DATA ENTRIES:

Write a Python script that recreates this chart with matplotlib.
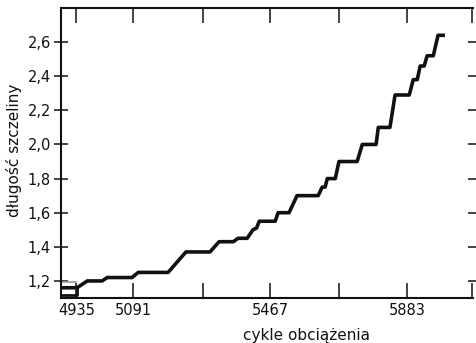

* * *

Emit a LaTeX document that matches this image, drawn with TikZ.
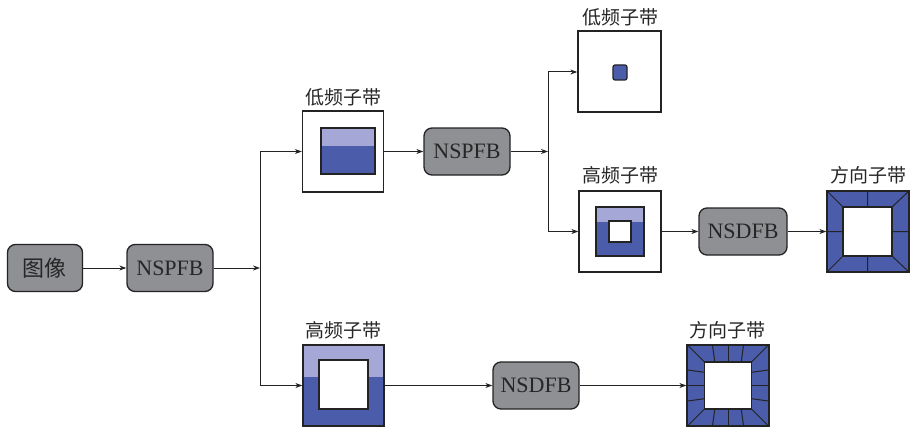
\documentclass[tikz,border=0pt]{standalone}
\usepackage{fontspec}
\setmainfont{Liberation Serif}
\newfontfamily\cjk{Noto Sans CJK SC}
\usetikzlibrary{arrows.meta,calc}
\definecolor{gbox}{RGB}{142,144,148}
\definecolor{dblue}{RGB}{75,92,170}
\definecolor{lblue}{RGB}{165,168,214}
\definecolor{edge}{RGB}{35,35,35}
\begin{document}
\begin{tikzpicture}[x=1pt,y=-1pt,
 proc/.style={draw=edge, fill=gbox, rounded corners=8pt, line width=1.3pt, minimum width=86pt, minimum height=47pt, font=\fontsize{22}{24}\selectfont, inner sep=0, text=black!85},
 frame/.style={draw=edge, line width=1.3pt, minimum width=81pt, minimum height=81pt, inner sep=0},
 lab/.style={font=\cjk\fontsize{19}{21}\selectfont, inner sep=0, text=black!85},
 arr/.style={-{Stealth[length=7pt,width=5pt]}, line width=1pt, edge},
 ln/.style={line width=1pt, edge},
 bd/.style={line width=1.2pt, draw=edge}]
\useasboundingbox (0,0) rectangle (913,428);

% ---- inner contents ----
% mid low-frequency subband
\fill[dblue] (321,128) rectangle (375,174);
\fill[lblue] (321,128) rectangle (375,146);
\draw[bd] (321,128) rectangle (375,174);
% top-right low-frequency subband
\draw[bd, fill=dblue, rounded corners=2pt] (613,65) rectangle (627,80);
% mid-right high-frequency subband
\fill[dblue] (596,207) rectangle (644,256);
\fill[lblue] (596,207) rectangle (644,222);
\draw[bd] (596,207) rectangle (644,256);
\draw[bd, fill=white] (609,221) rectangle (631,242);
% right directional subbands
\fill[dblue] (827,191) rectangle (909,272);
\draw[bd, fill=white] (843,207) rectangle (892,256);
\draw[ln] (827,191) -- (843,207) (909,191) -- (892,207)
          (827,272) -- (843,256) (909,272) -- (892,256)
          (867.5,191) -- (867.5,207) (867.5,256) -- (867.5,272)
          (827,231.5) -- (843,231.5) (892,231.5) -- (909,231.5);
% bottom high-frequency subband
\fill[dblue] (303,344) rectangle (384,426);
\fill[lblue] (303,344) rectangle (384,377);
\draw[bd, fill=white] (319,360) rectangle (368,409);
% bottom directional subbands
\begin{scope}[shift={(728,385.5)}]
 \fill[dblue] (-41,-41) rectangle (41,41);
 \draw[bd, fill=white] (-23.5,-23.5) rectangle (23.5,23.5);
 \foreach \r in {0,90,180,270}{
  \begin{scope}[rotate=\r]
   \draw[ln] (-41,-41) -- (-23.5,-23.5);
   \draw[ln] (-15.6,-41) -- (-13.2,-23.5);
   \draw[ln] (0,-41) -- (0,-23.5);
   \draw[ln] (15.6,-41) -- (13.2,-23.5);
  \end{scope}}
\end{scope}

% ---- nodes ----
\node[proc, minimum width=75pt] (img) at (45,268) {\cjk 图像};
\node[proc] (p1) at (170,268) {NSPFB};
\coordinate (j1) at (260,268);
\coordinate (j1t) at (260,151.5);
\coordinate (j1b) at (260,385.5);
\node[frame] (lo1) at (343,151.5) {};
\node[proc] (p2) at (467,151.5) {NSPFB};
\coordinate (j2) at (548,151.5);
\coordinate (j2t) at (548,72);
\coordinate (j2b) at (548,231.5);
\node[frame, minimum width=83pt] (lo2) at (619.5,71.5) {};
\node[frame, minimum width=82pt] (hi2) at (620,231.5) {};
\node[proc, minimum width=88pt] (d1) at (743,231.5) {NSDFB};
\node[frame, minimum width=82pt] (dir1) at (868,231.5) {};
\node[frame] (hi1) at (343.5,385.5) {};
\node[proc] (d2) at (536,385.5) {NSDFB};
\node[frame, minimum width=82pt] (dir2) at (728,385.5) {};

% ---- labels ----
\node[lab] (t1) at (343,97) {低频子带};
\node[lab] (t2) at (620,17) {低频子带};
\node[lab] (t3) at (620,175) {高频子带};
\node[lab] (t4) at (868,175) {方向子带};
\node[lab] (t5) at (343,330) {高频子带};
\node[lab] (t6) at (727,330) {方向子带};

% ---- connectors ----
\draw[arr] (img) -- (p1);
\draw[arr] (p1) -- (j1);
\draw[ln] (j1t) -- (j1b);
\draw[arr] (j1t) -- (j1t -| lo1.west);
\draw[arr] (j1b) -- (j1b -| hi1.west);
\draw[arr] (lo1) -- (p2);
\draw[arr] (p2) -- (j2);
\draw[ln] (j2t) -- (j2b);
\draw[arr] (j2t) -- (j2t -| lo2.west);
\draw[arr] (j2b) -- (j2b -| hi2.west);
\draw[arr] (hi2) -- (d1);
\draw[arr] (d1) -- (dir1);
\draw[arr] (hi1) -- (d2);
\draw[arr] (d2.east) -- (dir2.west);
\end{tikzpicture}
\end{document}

--

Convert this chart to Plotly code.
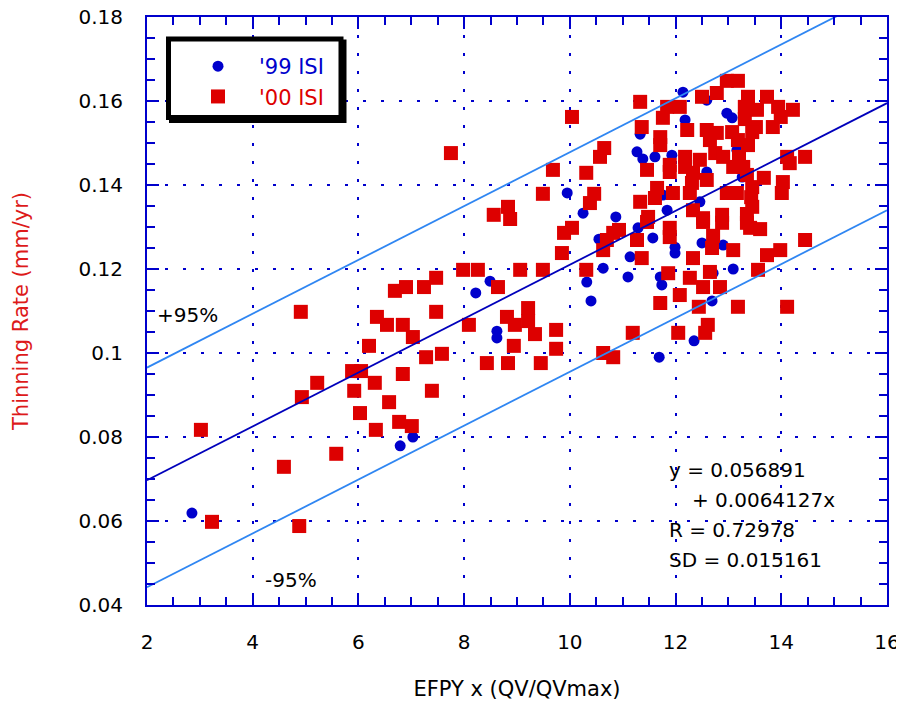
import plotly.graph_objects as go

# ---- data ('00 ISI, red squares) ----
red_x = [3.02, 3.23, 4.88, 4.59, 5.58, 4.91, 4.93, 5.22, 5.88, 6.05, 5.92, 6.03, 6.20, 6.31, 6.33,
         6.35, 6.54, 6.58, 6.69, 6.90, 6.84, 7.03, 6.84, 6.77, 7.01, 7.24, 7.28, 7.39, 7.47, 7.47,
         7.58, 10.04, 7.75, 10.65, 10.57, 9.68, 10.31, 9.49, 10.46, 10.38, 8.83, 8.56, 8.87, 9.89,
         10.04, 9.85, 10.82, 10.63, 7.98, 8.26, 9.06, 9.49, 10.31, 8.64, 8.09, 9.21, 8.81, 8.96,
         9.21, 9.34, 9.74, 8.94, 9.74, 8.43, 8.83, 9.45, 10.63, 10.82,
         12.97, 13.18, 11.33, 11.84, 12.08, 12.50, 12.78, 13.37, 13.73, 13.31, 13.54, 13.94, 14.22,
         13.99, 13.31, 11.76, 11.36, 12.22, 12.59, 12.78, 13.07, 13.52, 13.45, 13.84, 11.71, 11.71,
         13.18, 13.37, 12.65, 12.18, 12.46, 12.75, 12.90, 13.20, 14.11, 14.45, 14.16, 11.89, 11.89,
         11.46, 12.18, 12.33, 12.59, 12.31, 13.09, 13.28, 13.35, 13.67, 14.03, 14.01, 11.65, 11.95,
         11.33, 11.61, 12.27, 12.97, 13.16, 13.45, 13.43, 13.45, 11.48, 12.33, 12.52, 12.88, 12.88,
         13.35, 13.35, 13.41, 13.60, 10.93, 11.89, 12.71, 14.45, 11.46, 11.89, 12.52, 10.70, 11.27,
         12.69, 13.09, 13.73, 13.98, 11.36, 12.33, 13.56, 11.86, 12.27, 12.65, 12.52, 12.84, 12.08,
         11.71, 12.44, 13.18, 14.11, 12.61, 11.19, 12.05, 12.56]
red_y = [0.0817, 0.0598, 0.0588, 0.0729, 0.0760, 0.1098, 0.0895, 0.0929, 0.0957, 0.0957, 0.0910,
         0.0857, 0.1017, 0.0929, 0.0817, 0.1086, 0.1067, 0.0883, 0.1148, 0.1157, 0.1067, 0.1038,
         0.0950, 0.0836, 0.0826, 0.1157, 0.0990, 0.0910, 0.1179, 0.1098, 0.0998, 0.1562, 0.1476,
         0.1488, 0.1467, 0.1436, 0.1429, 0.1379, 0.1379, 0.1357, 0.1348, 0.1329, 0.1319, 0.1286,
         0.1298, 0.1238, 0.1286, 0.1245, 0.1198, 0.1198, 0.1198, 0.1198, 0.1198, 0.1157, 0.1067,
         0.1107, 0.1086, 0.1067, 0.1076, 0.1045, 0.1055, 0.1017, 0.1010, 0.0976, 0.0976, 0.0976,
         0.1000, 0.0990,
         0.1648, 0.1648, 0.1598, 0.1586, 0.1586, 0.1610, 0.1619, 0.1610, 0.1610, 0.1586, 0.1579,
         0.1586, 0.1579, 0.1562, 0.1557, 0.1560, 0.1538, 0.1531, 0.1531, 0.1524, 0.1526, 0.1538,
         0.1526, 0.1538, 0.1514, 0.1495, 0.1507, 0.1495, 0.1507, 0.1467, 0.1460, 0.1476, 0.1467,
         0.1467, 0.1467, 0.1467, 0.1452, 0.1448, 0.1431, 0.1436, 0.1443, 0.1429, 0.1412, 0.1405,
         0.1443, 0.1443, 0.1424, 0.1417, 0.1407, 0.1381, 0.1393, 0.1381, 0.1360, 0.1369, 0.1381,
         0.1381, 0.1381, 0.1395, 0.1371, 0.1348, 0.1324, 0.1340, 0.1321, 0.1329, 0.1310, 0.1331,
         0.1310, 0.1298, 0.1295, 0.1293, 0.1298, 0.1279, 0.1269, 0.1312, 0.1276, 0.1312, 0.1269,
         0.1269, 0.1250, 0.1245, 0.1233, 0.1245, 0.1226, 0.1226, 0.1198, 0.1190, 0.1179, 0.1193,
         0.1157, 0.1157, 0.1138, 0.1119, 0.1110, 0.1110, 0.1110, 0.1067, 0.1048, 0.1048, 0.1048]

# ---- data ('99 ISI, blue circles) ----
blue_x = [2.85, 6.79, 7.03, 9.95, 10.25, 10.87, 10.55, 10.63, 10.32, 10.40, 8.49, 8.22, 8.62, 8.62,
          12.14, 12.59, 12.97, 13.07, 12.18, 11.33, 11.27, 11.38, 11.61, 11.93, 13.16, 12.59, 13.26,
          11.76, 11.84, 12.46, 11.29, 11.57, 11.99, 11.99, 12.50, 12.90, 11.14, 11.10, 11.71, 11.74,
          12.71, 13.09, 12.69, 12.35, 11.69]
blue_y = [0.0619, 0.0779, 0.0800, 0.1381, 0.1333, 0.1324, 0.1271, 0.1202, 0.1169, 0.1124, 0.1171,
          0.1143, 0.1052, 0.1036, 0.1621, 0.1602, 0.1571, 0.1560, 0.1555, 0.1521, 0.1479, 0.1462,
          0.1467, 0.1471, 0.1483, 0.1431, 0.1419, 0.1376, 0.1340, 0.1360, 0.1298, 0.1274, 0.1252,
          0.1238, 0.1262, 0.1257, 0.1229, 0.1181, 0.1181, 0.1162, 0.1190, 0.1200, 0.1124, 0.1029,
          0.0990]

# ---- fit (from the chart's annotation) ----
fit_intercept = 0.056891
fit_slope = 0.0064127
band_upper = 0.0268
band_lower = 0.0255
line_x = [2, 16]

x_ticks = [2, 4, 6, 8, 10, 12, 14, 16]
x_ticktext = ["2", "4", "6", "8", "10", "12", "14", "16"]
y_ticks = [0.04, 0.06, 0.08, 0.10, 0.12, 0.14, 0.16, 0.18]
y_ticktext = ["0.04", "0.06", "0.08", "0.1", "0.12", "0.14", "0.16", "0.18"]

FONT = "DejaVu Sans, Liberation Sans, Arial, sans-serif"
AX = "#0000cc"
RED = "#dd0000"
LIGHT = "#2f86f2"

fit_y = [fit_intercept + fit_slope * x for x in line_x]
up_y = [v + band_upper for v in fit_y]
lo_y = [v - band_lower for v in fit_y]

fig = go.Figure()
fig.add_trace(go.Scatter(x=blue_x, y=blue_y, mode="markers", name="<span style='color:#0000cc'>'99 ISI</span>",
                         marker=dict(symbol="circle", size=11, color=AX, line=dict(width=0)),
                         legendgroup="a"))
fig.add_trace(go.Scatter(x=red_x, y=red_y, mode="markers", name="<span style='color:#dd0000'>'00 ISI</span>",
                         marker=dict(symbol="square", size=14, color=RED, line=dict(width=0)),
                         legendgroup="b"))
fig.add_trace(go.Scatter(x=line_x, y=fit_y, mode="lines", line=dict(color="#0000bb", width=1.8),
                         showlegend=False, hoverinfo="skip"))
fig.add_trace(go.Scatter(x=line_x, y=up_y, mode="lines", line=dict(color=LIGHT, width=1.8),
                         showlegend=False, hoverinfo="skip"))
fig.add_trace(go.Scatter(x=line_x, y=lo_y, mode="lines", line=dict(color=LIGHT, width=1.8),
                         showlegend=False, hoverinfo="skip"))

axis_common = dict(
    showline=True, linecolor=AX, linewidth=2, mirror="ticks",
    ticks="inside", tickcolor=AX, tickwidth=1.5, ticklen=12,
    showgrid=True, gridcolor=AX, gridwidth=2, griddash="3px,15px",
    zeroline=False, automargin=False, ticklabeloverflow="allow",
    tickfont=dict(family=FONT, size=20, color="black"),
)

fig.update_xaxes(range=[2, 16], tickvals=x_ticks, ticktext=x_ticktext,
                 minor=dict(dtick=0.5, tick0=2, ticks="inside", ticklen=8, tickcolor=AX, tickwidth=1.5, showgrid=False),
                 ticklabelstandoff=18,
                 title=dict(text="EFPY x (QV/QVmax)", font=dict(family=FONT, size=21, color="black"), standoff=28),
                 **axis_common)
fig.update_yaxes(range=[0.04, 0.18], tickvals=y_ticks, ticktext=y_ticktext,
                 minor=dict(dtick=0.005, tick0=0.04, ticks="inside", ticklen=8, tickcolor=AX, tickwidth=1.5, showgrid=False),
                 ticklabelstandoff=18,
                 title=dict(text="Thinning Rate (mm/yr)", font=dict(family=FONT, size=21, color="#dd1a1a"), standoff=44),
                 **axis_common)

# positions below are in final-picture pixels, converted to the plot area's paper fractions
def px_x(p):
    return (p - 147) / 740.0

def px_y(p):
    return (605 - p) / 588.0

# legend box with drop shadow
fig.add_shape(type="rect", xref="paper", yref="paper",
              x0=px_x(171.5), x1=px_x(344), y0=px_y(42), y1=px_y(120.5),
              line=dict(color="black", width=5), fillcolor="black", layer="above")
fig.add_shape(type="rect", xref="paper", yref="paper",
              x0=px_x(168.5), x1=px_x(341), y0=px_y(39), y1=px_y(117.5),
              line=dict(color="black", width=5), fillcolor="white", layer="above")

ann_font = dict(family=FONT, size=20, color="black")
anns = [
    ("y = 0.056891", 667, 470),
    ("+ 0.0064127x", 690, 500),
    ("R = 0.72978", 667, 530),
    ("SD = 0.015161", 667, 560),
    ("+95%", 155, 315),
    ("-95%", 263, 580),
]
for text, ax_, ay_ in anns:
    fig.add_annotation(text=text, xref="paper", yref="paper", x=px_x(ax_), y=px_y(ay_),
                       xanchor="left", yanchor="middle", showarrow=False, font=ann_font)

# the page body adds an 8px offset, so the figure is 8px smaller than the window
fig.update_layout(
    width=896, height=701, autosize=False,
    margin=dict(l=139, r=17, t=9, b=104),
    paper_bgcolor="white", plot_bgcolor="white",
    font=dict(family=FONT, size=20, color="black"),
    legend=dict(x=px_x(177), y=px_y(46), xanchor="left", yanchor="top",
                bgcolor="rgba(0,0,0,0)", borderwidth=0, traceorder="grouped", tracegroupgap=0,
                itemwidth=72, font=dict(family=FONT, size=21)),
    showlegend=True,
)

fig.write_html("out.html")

EXERCISE DESCRIPTION: Above are some entries. Restate word for word the lines from the one holding "Emit a LaTeX" through the one holding "(0,0) rectangle (913,428);", but not the pictures.

OUTPUT:
Emit a LaTeX document that matches this image, drawn with TikZ.
\documentclass[tikz,border=0pt]{standalone}
\usepackage{fontspec}
\setmainfont{Liberation Serif}
\newfontfamily\cjk{Noto Sans CJK SC}
\usetikzlibrary{arrows.meta,calc}
\definecolor{gbox}{RGB}{142,144,148}
\definecolor{dblue}{RGB}{75,92,170}
\definecolor{lblue}{RGB}{165,168,214}
\definecolor{edge}{RGB}{35,35,35}
\begin{document}
\begin{tikzpicture}[x=1pt,y=-1pt,
 proc/.style={draw=edge, fill=gbox, rounded corners=8pt, line width=1.3pt, minimum width=86pt, minimum height=47pt, font=\fontsize{22}{24}\selectfont, inner sep=0, text=black!85},
 frame/.style={draw=edge, line width=1.3pt, minimum width=81pt, minimum height=81pt, inner sep=0},
 lab/.style={font=\cjk\fontsize{19}{21}\selectfont, inner sep=0, text=black!85},
 arr/.style={-{Stealth[length=7pt,width=5pt]}, line width=1pt, edge},
 ln/.style={line width=1pt, edge},
 bd/.style={line width=1.2pt, draw=edge}]
\useasboundingbox (0,0) rectangle (913,428);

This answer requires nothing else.